=== COLLECTED MATERIAL ===

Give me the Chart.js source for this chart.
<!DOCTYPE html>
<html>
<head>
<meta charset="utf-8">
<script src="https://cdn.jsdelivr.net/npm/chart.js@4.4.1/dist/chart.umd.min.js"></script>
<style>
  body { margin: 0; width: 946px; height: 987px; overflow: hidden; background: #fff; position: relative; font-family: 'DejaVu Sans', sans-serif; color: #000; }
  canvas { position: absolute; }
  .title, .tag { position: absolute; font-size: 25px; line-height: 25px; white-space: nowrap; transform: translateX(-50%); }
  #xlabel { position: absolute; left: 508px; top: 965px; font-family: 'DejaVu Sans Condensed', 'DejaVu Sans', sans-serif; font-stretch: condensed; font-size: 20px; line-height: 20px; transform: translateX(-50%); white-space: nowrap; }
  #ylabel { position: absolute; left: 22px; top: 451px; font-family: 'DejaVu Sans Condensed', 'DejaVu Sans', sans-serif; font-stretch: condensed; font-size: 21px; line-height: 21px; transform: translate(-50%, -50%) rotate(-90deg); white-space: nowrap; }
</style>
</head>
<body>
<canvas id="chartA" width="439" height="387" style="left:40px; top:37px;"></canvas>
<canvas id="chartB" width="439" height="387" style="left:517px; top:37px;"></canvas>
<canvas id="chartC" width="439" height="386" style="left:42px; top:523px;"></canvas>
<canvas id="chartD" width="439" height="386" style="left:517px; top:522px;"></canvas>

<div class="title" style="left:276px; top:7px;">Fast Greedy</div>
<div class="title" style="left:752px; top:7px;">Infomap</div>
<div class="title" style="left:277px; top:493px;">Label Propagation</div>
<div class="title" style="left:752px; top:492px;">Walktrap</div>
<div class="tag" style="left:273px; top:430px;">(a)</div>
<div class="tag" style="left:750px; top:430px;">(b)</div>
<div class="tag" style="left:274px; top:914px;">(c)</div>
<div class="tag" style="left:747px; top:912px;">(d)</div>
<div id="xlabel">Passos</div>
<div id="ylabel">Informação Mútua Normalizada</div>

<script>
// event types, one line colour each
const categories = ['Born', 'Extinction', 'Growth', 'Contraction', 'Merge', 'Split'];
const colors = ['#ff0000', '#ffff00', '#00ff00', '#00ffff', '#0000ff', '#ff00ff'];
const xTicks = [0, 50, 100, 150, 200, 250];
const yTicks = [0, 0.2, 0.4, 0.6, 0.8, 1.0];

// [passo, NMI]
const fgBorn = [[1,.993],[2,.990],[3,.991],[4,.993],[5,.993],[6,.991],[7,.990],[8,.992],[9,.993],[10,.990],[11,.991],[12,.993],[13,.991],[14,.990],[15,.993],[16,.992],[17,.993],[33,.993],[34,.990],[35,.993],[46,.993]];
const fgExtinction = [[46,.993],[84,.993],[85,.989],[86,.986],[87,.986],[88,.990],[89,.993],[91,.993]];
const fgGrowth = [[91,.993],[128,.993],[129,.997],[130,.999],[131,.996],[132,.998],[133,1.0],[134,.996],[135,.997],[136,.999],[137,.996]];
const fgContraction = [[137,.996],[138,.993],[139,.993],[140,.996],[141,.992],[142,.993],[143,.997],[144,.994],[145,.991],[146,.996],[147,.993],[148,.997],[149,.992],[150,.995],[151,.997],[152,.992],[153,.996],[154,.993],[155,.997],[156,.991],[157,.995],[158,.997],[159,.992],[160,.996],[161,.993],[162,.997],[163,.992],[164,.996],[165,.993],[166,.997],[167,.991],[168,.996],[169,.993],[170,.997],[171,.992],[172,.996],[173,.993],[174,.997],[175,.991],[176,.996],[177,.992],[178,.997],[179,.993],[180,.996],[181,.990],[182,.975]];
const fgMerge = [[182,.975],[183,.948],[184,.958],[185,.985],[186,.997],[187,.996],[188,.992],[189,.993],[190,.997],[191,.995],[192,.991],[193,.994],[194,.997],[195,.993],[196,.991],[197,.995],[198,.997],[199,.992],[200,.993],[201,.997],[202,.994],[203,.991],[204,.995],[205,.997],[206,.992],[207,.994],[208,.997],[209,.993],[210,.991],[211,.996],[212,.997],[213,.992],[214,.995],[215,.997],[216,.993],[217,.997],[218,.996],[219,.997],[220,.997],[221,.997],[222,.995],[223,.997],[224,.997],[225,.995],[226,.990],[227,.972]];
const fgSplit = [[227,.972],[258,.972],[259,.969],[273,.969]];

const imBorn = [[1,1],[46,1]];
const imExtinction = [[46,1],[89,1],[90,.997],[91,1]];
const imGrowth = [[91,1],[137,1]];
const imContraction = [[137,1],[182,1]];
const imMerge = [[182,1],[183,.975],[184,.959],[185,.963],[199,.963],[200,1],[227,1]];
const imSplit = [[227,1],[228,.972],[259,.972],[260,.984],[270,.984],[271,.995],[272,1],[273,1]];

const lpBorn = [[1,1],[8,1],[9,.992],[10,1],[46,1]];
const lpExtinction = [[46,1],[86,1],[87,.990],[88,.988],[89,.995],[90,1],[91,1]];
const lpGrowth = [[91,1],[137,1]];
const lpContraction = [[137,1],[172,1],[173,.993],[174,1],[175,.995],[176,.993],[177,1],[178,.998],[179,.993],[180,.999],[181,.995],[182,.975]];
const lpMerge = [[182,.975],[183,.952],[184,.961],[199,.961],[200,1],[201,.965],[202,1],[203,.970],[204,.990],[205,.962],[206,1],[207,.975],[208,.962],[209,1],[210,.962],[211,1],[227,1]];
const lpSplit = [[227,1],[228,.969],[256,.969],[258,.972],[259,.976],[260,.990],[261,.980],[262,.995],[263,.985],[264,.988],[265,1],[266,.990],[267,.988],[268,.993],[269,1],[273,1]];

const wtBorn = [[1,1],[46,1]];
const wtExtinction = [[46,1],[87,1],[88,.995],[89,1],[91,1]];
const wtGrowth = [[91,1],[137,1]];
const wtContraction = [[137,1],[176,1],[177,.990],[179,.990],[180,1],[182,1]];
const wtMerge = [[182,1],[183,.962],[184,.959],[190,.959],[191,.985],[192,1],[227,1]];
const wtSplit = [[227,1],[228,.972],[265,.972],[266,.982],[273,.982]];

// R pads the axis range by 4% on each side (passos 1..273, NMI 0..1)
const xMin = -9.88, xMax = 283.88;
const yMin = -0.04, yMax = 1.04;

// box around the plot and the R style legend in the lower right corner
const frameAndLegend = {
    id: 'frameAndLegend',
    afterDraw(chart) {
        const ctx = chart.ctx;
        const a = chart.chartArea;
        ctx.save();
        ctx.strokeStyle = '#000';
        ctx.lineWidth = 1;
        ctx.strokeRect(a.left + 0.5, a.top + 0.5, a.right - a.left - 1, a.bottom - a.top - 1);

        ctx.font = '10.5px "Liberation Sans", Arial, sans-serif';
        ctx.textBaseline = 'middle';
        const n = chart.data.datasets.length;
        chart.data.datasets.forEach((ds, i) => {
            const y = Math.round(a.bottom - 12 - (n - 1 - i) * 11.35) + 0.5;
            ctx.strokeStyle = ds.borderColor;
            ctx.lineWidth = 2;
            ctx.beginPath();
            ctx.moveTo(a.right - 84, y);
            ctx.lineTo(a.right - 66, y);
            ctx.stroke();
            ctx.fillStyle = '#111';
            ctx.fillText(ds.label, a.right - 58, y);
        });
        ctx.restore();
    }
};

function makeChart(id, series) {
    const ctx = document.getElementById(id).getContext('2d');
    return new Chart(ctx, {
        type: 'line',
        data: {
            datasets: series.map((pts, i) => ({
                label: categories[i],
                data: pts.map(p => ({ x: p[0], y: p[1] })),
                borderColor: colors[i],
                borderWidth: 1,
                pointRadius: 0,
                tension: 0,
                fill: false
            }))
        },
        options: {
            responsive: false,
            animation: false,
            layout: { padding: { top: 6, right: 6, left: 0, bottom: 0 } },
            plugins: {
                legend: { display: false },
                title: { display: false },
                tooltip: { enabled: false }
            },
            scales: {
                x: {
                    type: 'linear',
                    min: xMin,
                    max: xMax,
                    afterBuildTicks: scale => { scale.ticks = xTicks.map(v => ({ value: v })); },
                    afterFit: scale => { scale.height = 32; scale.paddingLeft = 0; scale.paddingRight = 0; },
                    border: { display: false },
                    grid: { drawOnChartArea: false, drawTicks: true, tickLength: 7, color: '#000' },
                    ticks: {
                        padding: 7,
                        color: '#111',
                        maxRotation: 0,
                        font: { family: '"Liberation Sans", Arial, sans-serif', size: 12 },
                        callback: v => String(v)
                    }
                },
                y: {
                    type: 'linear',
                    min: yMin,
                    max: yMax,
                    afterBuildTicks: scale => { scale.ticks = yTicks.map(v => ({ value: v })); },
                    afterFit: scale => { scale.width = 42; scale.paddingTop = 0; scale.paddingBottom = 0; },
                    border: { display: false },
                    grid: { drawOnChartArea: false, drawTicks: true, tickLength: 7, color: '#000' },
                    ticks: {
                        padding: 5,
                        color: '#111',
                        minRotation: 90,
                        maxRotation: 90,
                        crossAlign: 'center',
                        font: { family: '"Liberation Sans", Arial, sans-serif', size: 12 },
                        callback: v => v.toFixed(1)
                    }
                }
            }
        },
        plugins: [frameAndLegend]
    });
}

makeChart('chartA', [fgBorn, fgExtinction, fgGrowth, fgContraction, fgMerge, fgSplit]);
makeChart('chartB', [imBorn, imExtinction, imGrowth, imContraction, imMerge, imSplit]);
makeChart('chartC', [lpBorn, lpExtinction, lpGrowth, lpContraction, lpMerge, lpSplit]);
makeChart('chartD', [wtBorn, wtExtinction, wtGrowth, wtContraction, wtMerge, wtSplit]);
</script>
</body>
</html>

===

# [TASK STATEMENT]
Exactly repeat the lines above, from the opening line through the one with "const yTicks = [0, 0.2, 0.4, 0.6, 0.8, 1.0];", and include nothing else.

# [THE ANSWER]
Give me the Chart.js source for this chart.
<!DOCTYPE html>
<html>
<head>
<meta charset="utf-8">
<script src="https://cdn.jsdelivr.net/npm/chart.js@4.4.1/dist/chart.umd.min.js"></script>
<style>
  body { margin: 0; width: 946px; height: 987px; overflow: hidden; background: #fff; position: relative; font-family: 'DejaVu Sans', sans-serif; color: #000; }
  canvas { position: absolute; }
  .title, .tag { position: absolute; font-size: 25px; line-height: 25px; white-space: nowrap; transform: translateX(-50%); }
  #xlabel { position: absolute; left: 508px; top: 965px; font-family: 'DejaVu Sans Condensed', 'DejaVu Sans', sans-serif; font-stretch: condensed; font-size: 20px; line-height: 20px; transform: translateX(-50%); white-space: nowrap; }
  #ylabel { position: absolute; left: 22px; top: 451px; font-family: 'DejaVu Sans Condensed', 'DejaVu Sans', sans-serif; font-stretch: condensed; font-size: 21px; line-height: 21px; transform: translate(-50%, -50%) rotate(-90deg); white-space: nowrap; }
</style>
</head>
<body>
<canvas id="chartA" width="439" height="387" style="left:40px; top:37px;"></canvas>
<canvas id="chartB" width="439" height="387" style="left:517px; top:37px;"></canvas>
<canvas id="chartC" width="439" height="386" style="left:42px; top:523px;"></canvas>
<canvas id="chartD" width="439" height="386" style="left:517px; top:522px;"></canvas>

<div class="title" style="left:276px; top:7px;">Fast Greedy</div>
<div class="title" style="left:752px; top:7px;">Infomap</div>
<div class="title" style="left:277px; top:493px;">Label Propagation</div>
<div class="title" style="left:752px; top:492px;">Walktrap</div>
<div class="tag" style="left:273px; top:430px;">(a)</div>
<div class="tag" style="left:750px; top:430px;">(b)</div>
<div class="tag" style="left:274px; top:914px;">(c)</div>
<div class="tag" style="left:747px; top:912px;">(d)</div>
<div id="xlabel">Passos</div>
<div id="ylabel">Informação Mútua Normalizada</div>

<script>
// event types, one line colour each
const categories = ['Born', 'Extinction', 'Growth', 'Contraction', 'Merge', 'Split'];
const colors = ['#ff0000', '#ffff00', '#00ff00', '#00ffff', '#0000ff', '#ff00ff'];
const xTicks = [0, 50, 100, 150, 200, 250];
const yTicks = [0, 0.2, 0.4, 0.6, 0.8, 1.0];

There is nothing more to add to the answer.